You may remember I was conducting a small experiment to find a solution to handling a large volume of fire and forget transactions against a postcode database.
From Rabbits to Elephants
In the original post I used RabbitMQ, my queue of choice. Initially loading 200,000 messages was slowing the processing consumers down a lot. Even so, an ongoing queue was processed at 812 messages a second with a reasonable 4 minutes processing time.

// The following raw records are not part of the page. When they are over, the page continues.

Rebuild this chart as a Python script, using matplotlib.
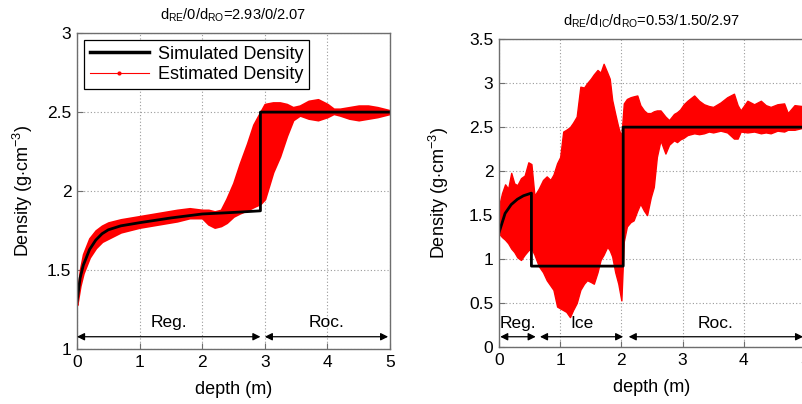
import matplotlib
matplotlib.use("Agg")
import matplotlib.pyplot as plt
from matplotlib.lines import Line2D

plt.rcParams["font.family"] = ["Liberation Sans", "DejaVu Sans"]
plt.rcParams["mathtext.fontset"] = "custom"
plt.rcParams["mathtext.rm"] = "Liberation Sans"
plt.rcParams["mathtext.it"] = "Liberation Sans:italic"

RED = "#FF0000"
SPINE = "#6E6E6E"

# ---- left panel: d_RE/0/d_RO = 2.93/0/2.07
sim_depth_l = [0, 0.05, 0.1, 0.2, 0.3, 0.4, 0.5, 0.7, 1.0, 1.5, 2.0, 2.5, 2.93, 2.93, 5.0]
sim_dens_l = [1.30, 1.45, 1.53, 1.63, 1.69, 1.73, 1.755, 1.78, 1.80, 1.83, 1.855, 1.865, 1.875, 2.5, 2.5]

est_depth_l = [0, 0.05, 0.1, 0.2, 0.3, 0.4, 0.5, 0.7, 1.0, 1.3,
               1.6, 1.8, 2.0, 2.1, 2.2, 2.3, 2.39, 2.5, 2.6, 2.72,
               2.82, 2.93, 3.0, 3.13, 3.24, 3.35, 3.45, 3.56, 3.7, 3.85,
               4.0, 4.1, 4.2, 4.35, 4.5, 4.65, 4.8, 4.9, 5.0]
est_upper_l = [1.32, 1.50, 1.60, 1.70, 1.75, 1.78, 1.80, 1.82, 1.84, 1.86,
               1.88, 1.89, 1.88, 1.88, 1.87, 1.88, 1.95, 2.05, 2.17, 2.30,
               2.42, 2.50, 2.55, 2.56, 2.56, 2.55, 2.53, 2.54, 2.57, 2.58,
               2.55, 2.52, 2.52, 2.53, 2.54, 2.54, 2.53, 2.52, 2.51]
est_lower_l = [1.28, 1.40, 1.48, 1.58, 1.64, 1.68, 1.70, 1.74, 1.77, 1.79,
               1.81, 1.83, 1.83, 1.79, 1.77, 1.78, 1.80, 1.84, 1.86, 1.88,
               1.90, 1.92, 1.95, 2.12, 2.22, 2.35, 2.45, 2.48, 2.46, 2.45,
               2.47, 2.49, 2.48, 2.46, 2.45, 2.46, 2.47, 2.48, 2.49]

# ---- right panel: d_RE/d_IC/d_RO = 0.53/1.50/2.97
sim_depth_r = [0, 0.1, 0.2, 0.3, 0.4, 0.53, 0.53, 2.03, 2.03, 5.0]
sim_dens_r = [1.30, 1.52, 1.62, 1.68, 1.72, 1.75, 0.92, 0.92, 2.5, 2.5]

est_depth_r = [0.00, 0.05, 0.10, 0.15, 0.20, 0.25, 0.30, 0.36, 0.42, 0.48,
               0.53, 0.58, 0.65, 0.72, 0.78, 0.84, 0.89, 0.95, 1.00, 1.05,
               1.10, 1.16, 1.21, 1.27, 1.33, 1.39, 1.44, 1.50, 1.55, 1.61,
               1.66, 1.71, 1.77, 1.81, 1.85, 1.90, 1.95, 2.00, 2.04, 2.09,
               2.15, 2.20, 2.26, 2.31, 2.37, 2.42, 2.48, 2.53, 2.58, 2.64,
               2.72, 2.78, 2.86, 2.91, 2.96, 3.02, 3.08, 3.19, 3.27, 3.35,
               3.43, 3.50, 3.62, 3.73, 3.84, 3.90, 3.95, 4.06, 4.17, 4.28,
               4.36, 4.44, 4.55, 4.66, 4.72, 4.83, 4.95, 5.00]
est_upper_r = [1.60, 1.75, 1.85, 1.80, 1.98, 1.86, 1.84, 1.92, 1.95, 2.10,
               2.08, 1.72, 1.80, 1.90, 1.94, 1.90, 1.96, 2.09, 2.16, 2.45,
               2.47, 2.50, 2.55, 2.62, 2.96, 2.95, 3.00, 3.05, 3.10, 3.15,
               3.12, 3.22, 3.12, 3.05, 2.81, 2.65, 2.50, 2.39, 2.77, 2.82,
               2.84, 2.85, 2.86, 2.75, 2.69, 2.66, 2.66, 2.68, 2.69, 2.69,
               2.62, 2.58, 2.65, 2.67, 2.70, 2.76, 2.80, 2.86, 2.80, 2.76,
               2.74, 2.73, 2.78, 2.84, 2.88, 2.75, 2.69, 2.80, 2.76, 2.80,
               2.75, 2.73, 2.76, 2.77, 2.66, 2.75, 2.74, 2.74]
est_lower_r = [1.29, 1.25, 1.22, 1.18, 1.12, 1.08, 1.02, 0.99, 1.05, 1.10,
               1.12, 1.05, 0.92, 0.85, 0.76, 0.70, 0.65, 0.46, 0.44, 0.42,
               0.40, 0.34, 0.42, 0.50, 0.65, 0.72, 0.76, 0.74, 0.72, 0.85,
               0.99, 1.05, 1.14, 1.10, 1.03, 0.85, 0.72, 0.53, 1.20, 1.37,
               1.42, 1.44, 1.55, 1.63, 1.55, 1.50, 1.70, 1.82, 2.16, 2.35,
               2.20, 2.30, 2.35, 2.33, 2.36, 2.38, 2.41, 2.43, 2.42, 2.43,
               2.45, 2.44, 2.46, 2.44, 2.37, 2.37, 2.45, 2.44, 2.45, 2.43,
               2.44, 2.43, 2.46, 2.45, 2.47, 2.47, 2.49, 2.49]

zones_l = [("Reg.", 0.0, 2.93), ("Roc.", 3.0, 4.97)]
zones_r = [("Reg.", 0.02, 0.6), ("Ice", 0.67, 2.03), ("Roc.", 2.12, 4.97)]


def style_axes(ax, ylim, yticks, ylabelpad):
    ax.set_axisbelow(True)
    ax.set_xlim(0, 5)
    ax.set_ylim(*ylim)
    ax.set_xticks(range(6))
    ax.set_yticks(yticks)
    ax.set_yticklabels([f"{t:g}" for t in yticks])
    ax.grid(True, linestyle=(0, (1, 2)), color="#9A9A9A", lw=0.8)
    ax.tick_params(direction="in", labelsize=12.5, length=4, color=SPINE, pad=4)
    for s in ax.spines.values():
        s.set_color(SPINE)
        s.set_linewidth(1.0)
    ax.set_xlabel("depth (m)", fontsize=13, labelpad=8)
    ax.set_ylabel(r"Density (g$\cdot$cm$^{-3}$)", fontsize=13, labelpad=ylabelpad)


def draw_zones(ax, zones, y_arrow, y_text):
    for name, a, b in zones:
        ax.annotate("", xy=(a, y_arrow), xytext=(b, y_arrow),
                    arrowprops=dict(arrowstyle="<|-|>", color="black", lw=0.9,
                                    mutation_scale=11, shrinkA=0, shrinkB=0))
        ax.text((a + b) / 2, y_text, name, ha="center", va="center", fontsize=12.5)


fig = plt.figure(figsize=(8.03, 4.04), dpi=100)
ax1 = fig.add_axes([0.0959, 0.136, 0.3898, 0.782])
ax2 = fig.add_axes([0.6214, 0.141, 0.381, 0.762])

# left
ax1.fill_between(est_depth_l, est_lower_l, est_upper_l, color=RED, lw=1.5, edgecolor=RED)
ax1.plot(sim_depth_l, sim_dens_l, color="black", lw=2)
style_axes(ax1, (1, 3), [1, 1.5, 2, 2.5, 3], 9)
draw_zones(ax1, zones_l, 1.078, 1.17)
ax1.set_title(r"d$_{\rm RE}$/0/d$_{\rm RO}$=2.93/0/2.07", fontsize=10.5, pad=10)
handles = [Line2D([0], [0], color="black", lw=2.5),
           Line2D([0], [0], color=RED, lw=0.8, marker=".", markersize=4)]
leg = ax1.legend(handles, ["Simulated Density", "Estimated Density"], loc="upper left",
                 fontsize=13, fancybox=False, framealpha=1, borderaxespad=0.4,
                 handlelength=3.3, borderpad=0.3, labelspacing=0.2, handletextpad=0.5)
leg.get_frame().set_edgecolor("black")
leg.get_frame().set_linewidth(0.9)

# right
ax2.fill_between(est_depth_r, est_lower_r, est_upper_r, color=RED, lw=1.0, edgecolor=RED)
ax2.plot(sim_depth_r, sim_dens_r, color="black", lw=2)
style_axes(ax2, (0, 3.5), [0, 0.5, 1, 1.5, 2, 2.5, 3, 3.5], 13)
draw_zones(ax2, zones_r, 0.117, 0.27)
ax2.set_title(r"d$_{\rm RE}$/d$_{\rm IC}$/d$_{\rm RO}$=0.53/1.50/2.97", fontsize=10.5, pad=10)

fig.savefig("out.png", dpi=100)
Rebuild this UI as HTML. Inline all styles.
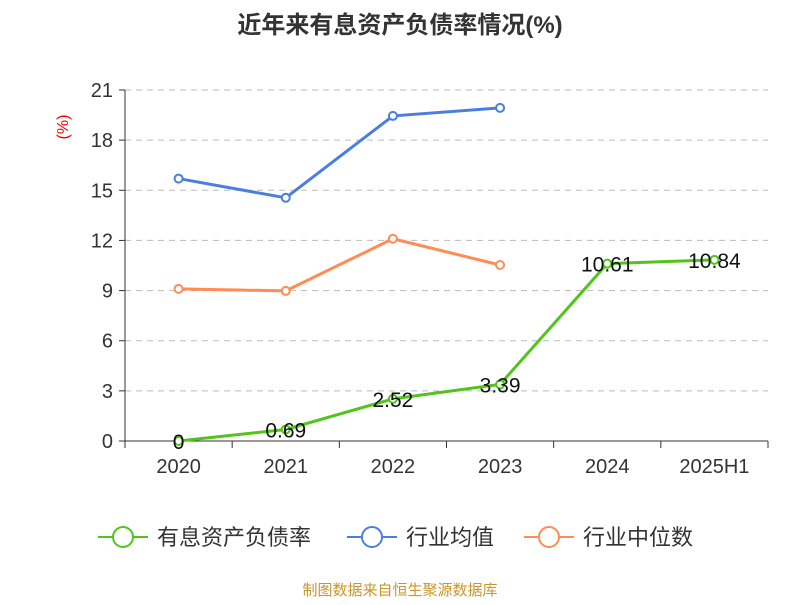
<!DOCTYPE html>
<html><head><meta charset="utf-8">
<style>
body{margin:0;background:#fff;}
svg text{font-family:"Liberation Sans","Noto Sans CJK SC",sans-serif;}
</style></head>
<body>
<svg id="chart" width="800" height="600" xmlns="http://www.w3.org/2000/svg">
<text x="400" y="33" text-anchor="middle" font-size="24" font-weight="bold" fill="#333">近年来有息资产负债率情况(%)</text>
<text x="68" y="127" text-anchor="middle" font-size="16" fill="#e00" transform="rotate(-90 68 127)">(%)</text>
<g id="grid"></g><g id="axes"></g><g id="series"></g>
<g>
 <g><line x1="98" y1="537" x2="148" y2="537" stroke="#52c41a" stroke-width="2"/><circle cx="123" cy="537" r="10" fill="#fff" stroke="#52c41a" stroke-width="2"/><text x="157" y="545" font-size="22" fill="#333">有息资产负债率</text></g>
 <g><line x1="347" y1="537" x2="397" y2="537" stroke="#4a7fe0" stroke-width="2"/><circle cx="372" cy="537" r="10" fill="#fff" stroke="#4a7fe0" stroke-width="2"/><text x="406" y="545" font-size="22" fill="#333">行业均值</text></g>
 <g><line x1="524" y1="537" x2="574" y2="537" stroke="#ff8c55" stroke-width="2"/><circle cx="549" cy="537" r="10" fill="#fff" stroke="#ff8c55" stroke-width="2"/><text x="583" y="545" font-size="22" fill="#333">行业中位数</text></g>
</g>
<text x="400" y="595" text-anchor="middle" font-size="15" fill="#c8962a">制图数据来自恒生聚源数据库</text>
</svg>
<script>
const categories=["2020","2021","2022","2023","2024","2025H1"];
const debtRatio=[0,0.69,2.52,3.39,10.61,10.84];
const debtLabels=["0","0.69","2.52","3.39","10.61","10.84"];
const industryMean=[15.7,14.55,19.45,19.93];
const industryMedian=[9.1,8.98,12.1,10.53];
const yTicks=[0,3,6,9,12,15,18,21];
const NS="http://www.w3.org/2000/svg";
const x0=125,x1=768,y0=441,y1=90,ymax=21;
const bw=(x1-x0)/categories.length;
const xs=i=>x0+bw*(i+0.5);
const ys=v=>y0-(v/ymax)*(y0-y1);
function mk(tag,attrs,parent){const e=document.createElementNS(NS,tag);for(const k in attrs)e.setAttribute(k,attrs[k]);parent.appendChild(e);return e;}
const grid=document.getElementById('grid'),axes=document.getElementById('axes'),ser=document.getElementById('series');
yTicks.forEach(t=>{
 if(t>0){const l=mk('line',{x1:x0,x2:x1,y1:ys(t),y2:ys(t),stroke:'#bbb','stroke-dasharray':'6,5'},grid);
 
 }
 const tk=mk('line',{x1:x0-6,x2:x0,y1:ys(t),y2:ys(t),stroke:'#333'},axes);
 
 
 const tx=mk('text',{x:x0-12,y:ys(t)+7,'text-anchor':'end','font-size':'20',fill:'#333'},axes);tx.textContent=t;
 
 
});
const ya=mk('line',{x1:x0,x2:x0,y1:y1,y2:y0,stroke:'#333'},axes);


const xa=mk('line',{x1:x0,x2:x1,y1:y0,y2:y0,stroke:'#333'},axes);


for(let i=0;i<=categories.length;i++){const t=mk('line',{x1:x0+bw*i,x2:x0+bw*i,y1:y0,y2:y0+7,stroke:'#333'},axes);
 
 }
categories.forEach((c,i)=>{const t=mk('text',{x:xs(i),y:473,'text-anchor':'middle','font-size':'20',fill:'#333'},axes);t.textContent=c;
 
 });
function drawSeries(vals,color,name){
 const g=mk('g',{},ser);
 
 
 const p=mk('polyline',{points:vals.map((v,i)=>xs(i)+','+ys(v)).join(' '),fill:'none',stroke:color,'stroke-width':'3'},g);
 
 
 vals.forEach((v,i)=>{const c=mk('circle',{cx:xs(i),cy:ys(v),r:4,fill:'#fff',stroke:color,'stroke-width':'2'},g);
  
  });
 return g;
}
drawSeries(industryMean,'#4a7fe0','industry-mean');
drawSeries(industryMedian,'#ff8c55','industry-median');
const dg=drawSeries(debtRatio,'#52c41a','debt-ratio');
debtRatio.forEach((v,i)=>{const t=mk('text',{x:xs(i),y:ys(v)+8,'text-anchor':'middle','font-size':'21',fill:'#111'},dg);t.textContent=debtLabels[i];
 
 });
</script>
</body></html>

Hadoop is designed for batch work so I already knew it was going to perform better. Porting the code wasn’t a big deal (it’s just a query to MySQL) and the volume of queries some BigData experts would actually question why I was using Hadoop in the first place. The mantra of “if it’s not in Petabytes then it’s not big data”, yeah I get that but I want to batch process so that’s that.
Haaaaa Dooooo Ping
So how fast was it? Well all 200,000 requests were queried and the results written to an outputter (no reducer, no need – NullWritable was used) and it completed it in 51.76 seconds. Or 3864.98 requests a second. Not bad going.
So what’s to learn?
What this isn’t is a one is better than the other comparison. Already we’re not really using RabbitMQ for it’s strong points and I’m pushing it with a huge request load. So the results aren’t much of a surprise. If you can batch up requests then yes Hadoop wins for me no worries at all. Streaming the requests in adhoc and I still think RabbitMQ is the way to go.
The next challenge is combining the two to sense volume load, switching between the two processors to get the best processed solution for the customer.
Another round of tinkering for another day I think….